§ **Collected data**
#####
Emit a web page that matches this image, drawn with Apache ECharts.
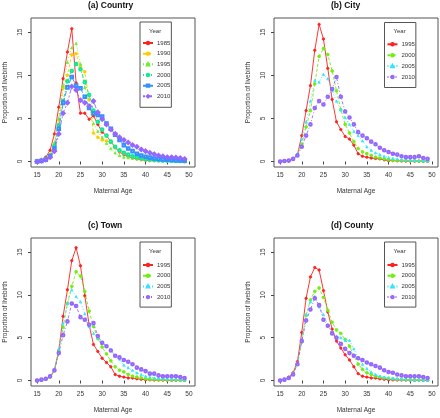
<!DOCTYPE html>
<html><head><meta charset="utf-8">
<script src="https://cdn.jsdelivr.net/npm/echarts@6/dist/echarts.min.js"></script>
<style>html,body{margin:0;padding:0;background:#fff}#c{width:440px;height:418px}</style>
</head><body><div id="c"></div>
<script>
const ages = [15,16,17,18,19,20,21,22,23,24,25,26,27,28,29,30,31,32,33,34,35,36,37,38,39,40,41,42,43,44,45,46,47,48,49];
const xTicks = [15,20,25,30,35,40,45,50];
const yTicks = [0,5,10,15];
const panelTitles = ['(a) Country','(b) City','(c) Town','(d) County'];
const yearsA = ['1985','1990','1995','2000','2005','2010'];
const yearsB = ['1995','2000','2005','2010'];

const country1985 = [0.0,0.1,0.5,1.3,3.2,6.3,9.6,12.7,15.4,9.1,5.6,5.6,4.9,5.3,4.3,3.4,3.0,2.3,1.6,1.1,0.8,0.6,0.4,0.3,0.2,0.15,0.1,0.1,0.1,0.08,0.06,0.05,0.04,0.03,0.02];
const country1990 = [0.0,0.1,0.3,0.8,2.0,4.8,8.5,10.0,12.4,12.5,11.0,10.4,7.2,3.3,2.8,2.5,2.4,2.2,1.6,1.2,0.9,0.7,0.5,0.4,0.3,0.25,0.2,0.15,0.12,0.1,0.08,0.06,0.05,0.04,0.03];
const country1995 = [0.0,0.1,0.3,0.8,2.2,5.0,8.8,11.5,13.2,13.7,11.3,8.6,6.5,4.4,3.5,2.8,2.1,1.5,1.0,0.7,0.5,0.45,0.4,0.3,0.25,0.2,0.15,0.12,0.1,0.08,0.07,0.06,0.05,0.04,0.03];
const country2000 = [0.0,0.1,0.3,0.7,1.8,4.2,7.0,9.3,10.5,11.3,10.7,9.2,7.7,5.9,4.6,3.7,3.0,2.3,1.7,1.3,1.0,0.8,0.6,0.5,0.4,0.3,0.25,0.2,0.15,0.12,0.1,0.08,0.06,0.05,0.04];
const country2005 = [0.0,0.05,0.2,0.6,1.5,3.8,6.8,8.6,9.8,8.8,8.5,7.5,6.2,5.6,5.4,5.2,4.4,3.8,3.1,2.5,1.9,1.5,1.2,0.9,0.7,0.55,0.45,0.35,0.3,0.25,0.2,0.18,0.15,0.12,0.1];
const country2010 = [0.0,0.1,0.2,0.5,1.2,3.2,5.6,6.8,8.7,8.3,7.1,6.8,6.4,7.0,5.7,4.9,4.3,3.7,3.2,2.8,2.5,2.2,1.9,1.7,1.4,1.2,1.0,0.85,0.7,0.6,0.5,0.5,0.45,0.4,0.3];

const city1995 = [0.0,0.05,0.1,0.3,0.8,3.0,5.9,8.8,12.9,15.9,14.2,10.8,7.2,4.6,3.7,2.9,2.6,1.9,0.9,0.6,0.5,0.4,0.35,0.3,0.2,0.1,0.1,0.08,0.06,0.05,0.05,0.04,0.03,0.02,0.02];
const city2000 = [0.0,0.05,0.1,0.3,0.7,2.0,4.0,5.9,9.0,12.2,13.1,12.4,10.5,8.2,6.0,4.3,3.3,2.3,1.5,1.1,0.9,0.7,0.5,0.4,0.3,0.2,0.15,0.12,0.1,0.08,0.07,0.06,0.05,0.04,0.03];
const city2005 = [0.0,0.05,0.1,0.3,0.9,2.6,4.6,7.0,9.4,9.2,10.1,9.6,8.2,7.0,6.0,5.1,4.3,3.5,3.0,2.4,1.7,1.3,1.0,0.8,0.6,0.45,0.35,0.3,0.2,0.2,0.15,0.12,0.1,0.08,0.06];
const city2010 = [0.0,0.05,0.1,0.3,0.7,1.7,3.0,4.3,6.2,7.0,6.6,7.5,8.4,9.8,7.5,5.8,5.1,4.3,3.4,3.0,2.7,2.3,2.0,1.6,1.3,1.1,0.9,0.8,0.6,0.5,0.5,0.5,0.6,0.4,0.3];

const town1995 = [0.0,0.05,0.15,0.4,1.2,3.5,7.5,10.6,14.0,15.5,13.4,9.9,6.5,4.2,3.4,2.6,2.1,1.6,0.7,0.5,0.4,0.3,0.3,0.2,0.15,0.1,0.08,0.06,0.05,0.05,0.04,0.03,0.03,0.02,0.02];
const town2000 = [0.0,0.05,0.15,0.4,1.1,3.4,6.2,9.0,11.0,12.7,12.2,10.4,8.1,6.3,4.9,3.9,3.1,2.3,1.6,1.2,1.0,0.7,0.5,0.4,0.3,0.2,0.15,0.12,0.1,0.08,0.07,0.06,0.05,0.04,0.03];
const town2005 = [0.0,0.05,0.2,0.5,1.3,3.7,6.7,9.0,10.6,9.8,9.2,7.8,6.3,5.5,5.0,4.5,4.1,3.6,2.9,2.5,1.8,1.5,1.2,0.9,0.7,0.5,0.4,0.3,0.25,0.2,0.2,0.15,0.12,0.1,0.08];
const town2010 = [0.0,0.1,0.2,0.5,1.2,3.2,5.3,6.9,9.0,8.7,7.4,7.1,6.5,6.7,5.2,4.4,4.0,3.5,2.9,2.7,2.4,2.2,1.9,1.5,1.3,1.1,0.8,0.8,0.6,0.5,0.5,0.5,0.5,0.4,0.3];

const county1995 = [0.0,0.1,0.4,0.9,2.2,5.6,9.6,12.1,13.2,12.9,10.5,8.0,6.0,4.6,3.8,3.0,2.4,1.6,0.8,0.5,0.4,0.3,0.3,0.2,0.15,0.1,0.08,0.06,0.05,0.05,0.04,0.03,0.03,0.02,0.02];
const county2000 = [0.0,0.1,0.3,0.8,2.0,4.5,7.6,9.4,10.4,10.8,9.7,8.2,6.8,5.9,5.5,4.8,4.0,2.9,1.9,1.3,0.9,0.7,0.5,0.4,0.3,0.25,0.2,0.15,0.12,0.1,0.08,0.07,0.06,0.05,0.04];
const county2005 = [0.0,0.1,0.3,0.8,1.9,4.8,7.7,9.2,9.8,8.6,7.7,6.5,5.7,5.2,5.0,4.7,4.7,3.7,2.7,1.9,1.4,1.0,0.7,0.5,0.4,0.3,0.25,0.2,0.15,0.12,0.1,0.08,0.07,0.06,0.05];
const county2010 = [0.0,0.1,0.3,0.7,1.9,4.6,7.0,8.3,9.6,8.8,7.1,6.4,5.5,5.0,4.3,3.7,3.2,2.9,2.6,2.4,2.1,1.9,1.7,1.5,1.2,1.0,0.9,0.7,0.6,0.5,0.5,0.5,0.5,0.4,0.3];

const panelData = [
  [country1985, country1990, country1995, country2000, country2005, country2010],
  [city1995, city2000, city2005, city2010],
  [town1995, town2000, town2005, town2010],
  [county1995, county2000, county2005, county2010]
];
const panelYears = [yearsA, yearsB, yearsB, yearsB];

const stylesA = [
  {color:'#ff2020', symbol:'circle', size:2.4, dash:'solid'},
  {color:'#ffcc00', symbol:'circle', size:2.8, dash:[3,2]},
  {color:'#70ee30', symbol:'triangle', size:2.4, dash:[1,2]},
  {color:'#10e890', symbol:'emptyCircle', size:2.6, dash:[1,2,3,2]},
  {color:'#3390ff', symbol:'emptyRect', size:2.6, dash:[5,2]},
  {color:'#9466ff', symbol:'emptyDiamond', size:3.2, dash:[2,2,5,2]}
];
const stylesB = [
  {color:'#ff2020', symbol:'circle', size:2.4, dash:'solid'},
  {color:'#70ee10', symbol:'circle', size:2.8, dash:[3,2]},
  {color:'#30e6ff', symbol:'triangle', size:2.2, dash:[1,2]},
  {color:'#9466ff', symbol:'emptyCircle', size:2.6, dash:[1,2,3,2]}
];
const panelStyles = [stylesA, stylesB, stylesB, stylesB];

const grids = [
  {left:31, top:18, width:164, height:149},
  {left:274, top:18, width:164, height:149},
  {left:31, top:238, width:164, height:148},
  {left:274, top:238, width:164, height:148}
];
const legendPos = [
  {left:140, top:22, padding:[17.5,1,7.5,2], gap:3.66},
  {left:384.5, top:22.5, padding:[18.3,1,7,2], gap:3.9},
  {left:140, top:242, padding:[19.5,1,6.5,2], gap:3.7},
  {left:384.5, top:242, padding:[19.5,1,6.5,2], gap:3.7}
];
const FONT = 'Liberation Sans, Arial, sans-serif';
const AX = '#444';

const option = {
  backgroundColor:'#fff',
  animation:false,
  grid: grids.map(g => Object.assign({show:true, borderColor:'#555', borderWidth:1, backgroundColor:'transparent'}, g)),
  xAxis: grids.map((g,i) => ({
    type:'value', gridIndex:i, min:13.6, max:51.4,
    name:'Maternal Age', nameLocation:'middle', nameGap:21,
    nameTextStyle:{fontSize:6.5, color:'#333', fontFamily:FONT},
    axisLine:{show:false},
    splitLine:{show:false},
    axisTick:{show:true, length:3, lineStyle:{color:AX}, customValues:xTicks},
    axisLabel:{show:true, fontSize:6.5, color:'#333', fontFamily:FONT, margin:5, customValues:xTicks}
  })),
  yAxis: grids.map((g,i) => ({
    type:'value', gridIndex:i, min:-0.64, max:16.64,
    name:'Proportion of livebirth', nameLocation:'middle', nameGap:22,
    nameTextStyle:{fontSize:6.5, color:'#333', fontFamily:FONT},
    axisLine:{show:false},
    splitLine:{show:false},
    axisTick:{show:true, length:3, lineStyle:{color:AX}, customValues:yTicks},
    axisLabel:{show:true, rotate:90, fontSize:6.5, color:'#333', fontFamily:FONT, margin:7, customValues:yTicks}
  })),
  legend: legendPos.map((l,i) => ({
    orient:'vertical', left:l.left, top:l.top, padding:l.padding,
    itemGap:l.gap, itemWidth:10, itemHeight:3,
    borderColor:'#555', borderWidth:1, backgroundColor:'#fff',
    textStyle:{fontSize:6, lineHeight:7, color:'#333', fontFamily:FONT, padding:[0,0,0,-1]},
    data: panelYears[i].map(y => 'p'+i+'|'+y),
    formatter: n => n.split('|')[1],
    selectedMode:false
  })),
  series: [],
  graphic: []
};

panelData.forEach((arrs,i) => {
  arrs.forEach((vals,k) => {
    const st = panelStyles[i][k];
    option.series.push({
      type:'line', name:'p'+i+'|'+panelYears[i][k],
      xAxisIndex:i, yAxisIndex:i,
      data: ages.map((a,j) => [a, vals[j]]),
      symbol: st.symbol, symbolSize: st.size, showSymbol:true,
      lineStyle:{color:st.color, width:0.9, type:st.dash},
      itemStyle:{color:st.color, borderColor:st.color, borderWidth:0.8},
      z: 2+k
    });
  });
  const g = grids[i];
  option.graphic.push({
    type:'text', left: g.left + g.width/2 - 25, top: g.top - 17,
    style:{text:panelTitles[i], fontSize:8.5, fontWeight:'bold', fontFamily:FONT, fill:'#111', width:50, align:'center'}
  });
  const l = legendPos[i];
  option.graphic.push({
    type:'text', left: l.left + 9, top: l.top + 6, z:100,
    style:{text:'Year', fontSize:6, fontFamily:FONT, fill:'#333'}
  });
});

const chart = echarts.init(document.getElementById('c'), null, {renderer:'canvas'});
chart.setOption(option);
</script>
</body></html>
#####
§ **To do**
Leave the pictures out and reproduce exactly the lines from the top of the listing above through the line with "const yearsB = ['1995','2000','2005','2010'];".

§ **Solution to the exercise**
Emit a web page that matches this image, drawn with Apache ECharts.
<!DOCTYPE html>
<html><head><meta charset="utf-8">
<script src="https://cdn.jsdelivr.net/npm/echarts@6/dist/echarts.min.js"></script>
<style>html,body{margin:0;padding:0;background:#fff}#c{width:440px;height:418px}</style>
</head><body><div id="c"></div>
<script>
const ages = [15,16,17,18,19,20,21,22,23,24,25,26,27,28,29,30,31,32,33,34,35,36,37,38,39,40,41,42,43,44,45,46,47,48,49];
const xTicks = [15,20,25,30,35,40,45,50];
const yTicks = [0,5,10,15];
const panelTitles = ['(a) Country','(b) City','(c) Town','(d) County'];
const yearsA = ['1985','1990','1995','2000','2005','2010'];
const yearsB = ['1995','2000','2005','2010'];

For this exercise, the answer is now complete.